By Lisandro Damián... at Fri, 08/15/2014 - 02:56

You make a good point there with the Qt CLA. This is indeed a major annoyance for Qt packaging. It is even more complicated for us in Fedora because Red Hat Legal apparently ruled that Red Hat employees cannot sign the CLA in their function as Red Hat employees, but recommends that they just sign it as individuals. But the Red Hat developers outside of Qt/KDE maintainership are not willing to do that. So we have interoperability fixes from the Fedora CUPS maintainer and from a gnome-shell developer working for Red Hat stuck in the queue blocking on this issue.

For the transitions issue, in Fedora, if something fails to build with the updated library, we just leave the dependency broken in Rawhide until it gets fixed. Compared to the past, we now try harder to avoid broken dependencies in Rawhide, but we cannot withhold some transitions forever. If the dependencies don't get fixed as release time approaches, the package with broken dependencies can get axed.

As for builds, I typically don't do any local build, I just send the package straight to Koji (our build system).
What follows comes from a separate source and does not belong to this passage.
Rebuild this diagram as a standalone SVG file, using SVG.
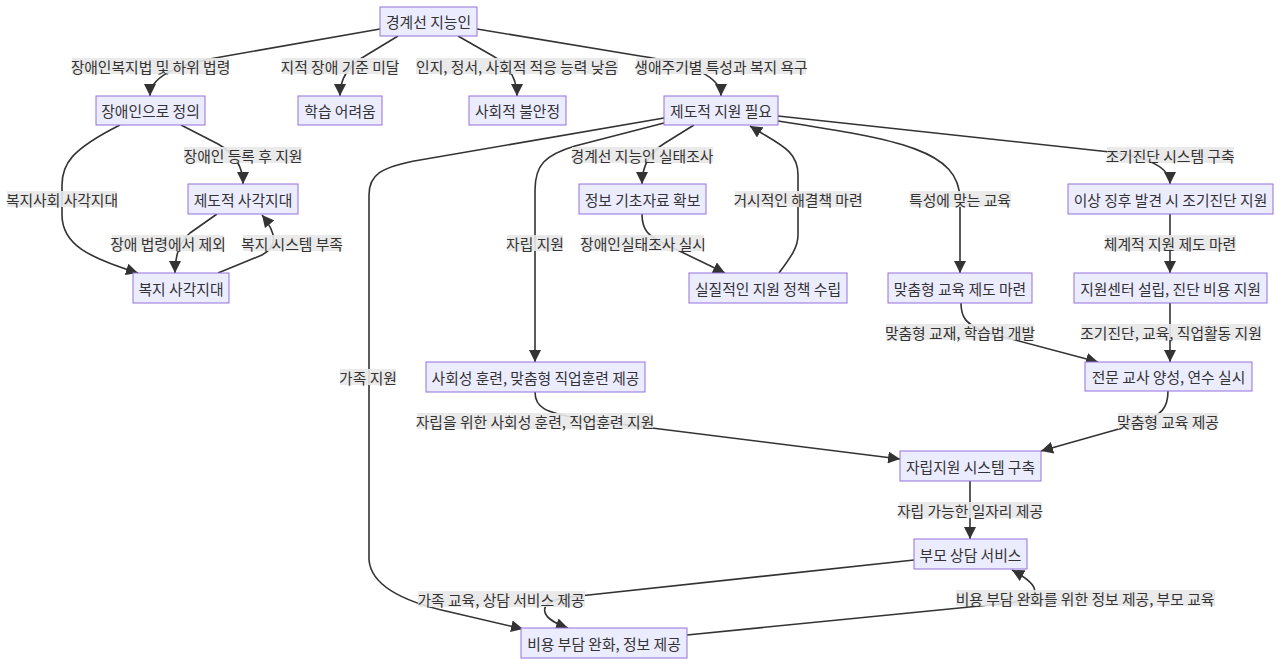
<svg xmlns="http://www.w3.org/2000/svg" width="1280" height="665" viewBox="0 0 1280 665">
<style>
.node rect{fill:#ECECFF;stroke:#9370DB;stroke-width:1}
.node text,.lbl text{font-family:"Noto Sans CJK KR","Noto Sans",sans-serif;font-size:14.8px;fill:#333;text-anchor:middle;dominant-baseline:central}
.lbl rect{fill:#e8e8e8;opacity:0.9}
.edge{fill:none;stroke:#333;stroke-width:1.6}
</style>
<defs>
<marker id="arr" markerUnits="userSpaceOnUse" markerWidth="12" markerHeight="12" viewBox="0 0 10 10" refX="10" refY="5" orient="auto">
<path d="M0,0 L10,5 L0,10 z" fill="#333"/>
</marker>
</defs>
<rect width="1280" height="665" fill="#fff"/>
<g id="connectors">
<path class="edge" marker-end="url(#arr)" d="M380,29 L215,58 Q150,70 150,96"/>
<path class="edge" marker-end="url(#arr)" d="M398,36 L365,56 Q340,70 340,96"/>
<path class="edge" marker-end="url(#arr)" d="M458,36 L493,56 Q517,70 517,96"/>
<path class="edge" marker-end="url(#arr)" d="M477,29 L640,56 Q721,68 721,96"/>
<path class="edge" marker-end="url(#arr)" d="M181,125 L218,144 Q243,158 243,184"/>
<path class="edge" marker-end="url(#arr)" d="M120,125 C70,150 62,165 62,185 L62,215 C62,245 90,258 138,273"/>
<path class="edge" marker-end="url(#arr)" d="M217,214 L190,233 Q175,245 175,273"/>
<path class="edge" marker-end="url(#arr)" d="M218,273 L262,255 Q285,243 262,215"/>
<path class="edge" marker-end="url(#arr)" d="M664,118 L420,160 C380,167 369,175 369,195 L369,560 Q372,595 450,612 L523,629"/>
<path class="edge" marker-end="url(#arr)" d="M694,125 L665,143 Q642,157 642,184"/>
<path class="edge" marker-end="url(#arr)" d="M664,123 L575,146 C545,155 535,165 535,190 L535,362"/>
<path class="edge" marker-end="url(#arr)" d="M642,214 C642,230 648,236 665,244 L725,273"/>
<path class="edge" marker-end="url(#arr)" d="M779,273 C790,258 798,248 798,235 L798,175 C798,150 780,145 750,126"/>
<path class="edge" marker-end="url(#arr)" d="M778,121 C900,140 960,150 960,200 L960,273"/>
<path class="edge" marker-end="url(#arr)" d="M778,116 L1110,152 Q1170,160 1170,184"/>
<path class="edge" marker-end="url(#arr)" d="M1170,214 L1170,273"/>
<path class="edge" marker-end="url(#arr)" d="M961,303 C961,318 966,324 985,332 L1098,362"/>
<path class="edge" marker-end="url(#arr)" d="M1170,303 L1170,362"/>
<path class="edge" marker-end="url(#arr)" d="M1168,391 C1168,408 1162,415 1140,423 L1041,451"/>
<path class="edge" marker-end="url(#arr)" d="M535,392 C535,408 545,412 580,419 L900,459"/>
<path class="edge" marker-end="url(#arr)" d="M970,481 L970,539"/>
<path class="edge" marker-end="url(#arr)" d="M914,560 L570,597 C535,601 538,618 568,628"/>
<path class="edge" marker-end="url(#arr)" d="M687,635 L1010,603 C1045,598 1040,585 1012,570"/>
</g>
<g id="edge-labels">
<g class="lbl"><rect x="72" y="58" width="157" height="16"/><text x="150.5" y="66">장애인복지법 및 하위 법령</text></g>
<g class="lbl"><rect x="282" y="58" width="116" height="16"/><text x="340" y="66">지적 장애 기준 미달</text></g>
<g class="lbl"><rect x="416" y="58" width="202" height="16"/><text x="517" y="66">인지, 정서, 사회적 적응 능력 낮음</text></g>
<g class="lbl"><rect x="636" y="58" width="170" height="16"/><text x="721" y="66">생애주기별 특성과 복지 욕구</text></g>
<g class="lbl"><rect x="184" y="147" width="118" height="16"/><text x="243" y="155">장애인 등록 후 지원</text></g>
<g class="lbl"><rect x="7" y="191" width="110" height="16"/><text x="62" y="199">복지사회 사각지대</text></g>
<g class="lbl"><rect x="112" y="235" width="112" height="16"/><text x="168" y="243">장애 법령에서 제외</text></g>
<g class="lbl"><rect x="243" y="235" width="99" height="16"/><text x="292" y="243">복지 시스템 부족</text></g>
<g class="lbl"><rect x="340" y="369" width="56" height="16"/><text x="368" y="377">가족 지원</text></g>
<g class="lbl"><rect x="572" y="147" width="141" height="16"/><text x="642" y="155">경계선 지능인 실태조사</text></g>
<g class="lbl"><rect x="507" y="235" width="56" height="16"/><text x="535" y="243">자립 지원</text></g>
<g class="lbl"><rect x="582" y="235" width="122" height="16"/><text x="643" y="243">장애인실태조사 실시</text></g>
<g class="lbl"><rect x="735" y="191" width="127" height="16"/><text x="798" y="199">거시적인 해결책 마련</text></g>
<g class="lbl"><rect x="910" y="191" width="101" height="16"/><text x="960" y="199">특성에 맞는 교육</text></g>
<g class="lbl"><rect x="1107" y="147" width="127" height="16"/><text x="1170" y="155">조기진단 시스템 구축</text></g>
<g class="lbl"><rect x="1105" y="235" width="131" height="16"/><text x="1170" y="243">체계적 지원 제도 마련</text></g>
<g class="lbl"><rect x="886" y="324" width="148" height="16"/><text x="960" y="332">맞춤형 교재, 학습법 개발</text></g>
<g class="lbl"><rect x="1081" y="324" width="180" height="16"/><text x="1171" y="332">조기진단, 교육, 직업활동 지원</text></g>
<g class="lbl"><rect x="1118" y="413" width="100" height="16"/><text x="1168" y="421">맞춤형 교육 제공</text></g>
<g class="lbl"><rect x="417" y="413" width="236" height="16"/><text x="535" y="421">자립을 위한 사회성 훈련, 직업훈련 지원</text></g>
<g class="lbl"><rect x="899" y="502" width="143" height="16"/><text x="970" y="510">자립 가능한 일자리 제공</text></g>
<g class="lbl"><rect x="418" y="591" width="167" height="16"/><text x="501" y="599">가족 교육, 상담 서비스 제공</text></g>
<g class="lbl"><rect x="956" y="590" width="259" height="16"/><text x="1085" y="598">비용 부담 완화를 위한 정보 제공, 부모 교육</text></g>
</g>
<g id="n-root" class="node"><rect x="380" y="7" width="97" height="29"/><text x="428.5" y="21.5">경계선 지능인</text></g>
<g id="n-define" class="node"><rect x="96" y="96" width="109" height="29"/><text x="150.5" y="110.5">장애인으로 정의</text></g>
<g id="n-learn" class="node"><rect x="298" y="96" width="84" height="29"/><text x="340" y="110.5">학습 어려움</text></g>
<g id="n-social" class="node"><rect x="469" y="96" width="97" height="29"/><text x="517.5" y="110.5">사회적 불안정</text></g>
<g id="n-inst" class="node"><rect x="664" y="96" width="114" height="29"/><text x="721" y="110.5">제도적 지원 필요</text></g>
<g id="n-instblind" class="node"><rect x="188" y="184" width="110" height="30"/><text x="243" y="199">제도적 사각지대</text></g>
<g id="n-welfblind" class="node"><rect x="133" y="273" width="96" height="30"/><text x="181" y="288">복지 사각지대</text></g>
<g id="n-info" class="node"><rect x="579" y="184" width="127" height="30"/><text x="642.5" y="199">정보 기초자료 확보</text></g>
<g id="n-policy" class="node"><rect x="689" y="273" width="158" height="30"/><text x="768" y="288">실질적인 지원 정책 수립</text></g>
<g id="n-early" class="node"><rect x="1068" y="184" width="205" height="30"/><text x="1170.5" y="199">이상 징후 발견 시 조기진단 지원</text></g>
<g id="n-edu" class="node"><rect x="888" y="273" width="144" height="30"/><text x="960" y="288">맞춤형 교육 제도 마련</text></g>
<g id="n-center" class="node"><rect x="1074" y="273" width="193" height="30"/><text x="1170.5" y="288">지원센터 설립, 진단 비용 지원</text></g>
<g id="n-train" class="node"><rect x="426" y="362" width="219" height="30"/><text x="535.5" y="377">사회성 훈련, 맞춤형 직업훈련 제공</text></g>
<g id="n-teacher" class="node"><rect x="1085" y="362" width="167" height="29"/><text x="1168.5" y="376.5">전문 교사 양성, 연수 실시</text></g>
<g id="n-indep" class="node"><rect x="900" y="451" width="141" height="30"/><text x="970.5" y="466">자립지원 시스템 구축</text></g>
<g id="n-parent" class="node"><rect x="914" y="539" width="113" height="30"/><text x="970.5" y="554">부모 상담 서비스</text></g>
<g id="n-cost" class="node"><rect x="521" y="628" width="166" height="30"/><text x="604" y="643">비용 부담 완화, 정보 제공</text></g>
</svg>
If it fails, I fix it and send it back to Koji until it builds.


By Kevin Kofler at Fri, 08/15/2014 - 18:03

Have you tried to convince them to use something like a BSD license for their patches? In that way you can push it upstream adding Lars Knoll as a reviewer and mentioning the fact of the original author and license in the commit message. I pushed some Red Hat employees' aarcha64/arm64 patches doing that.

It's still social engineering mostly, but it might help.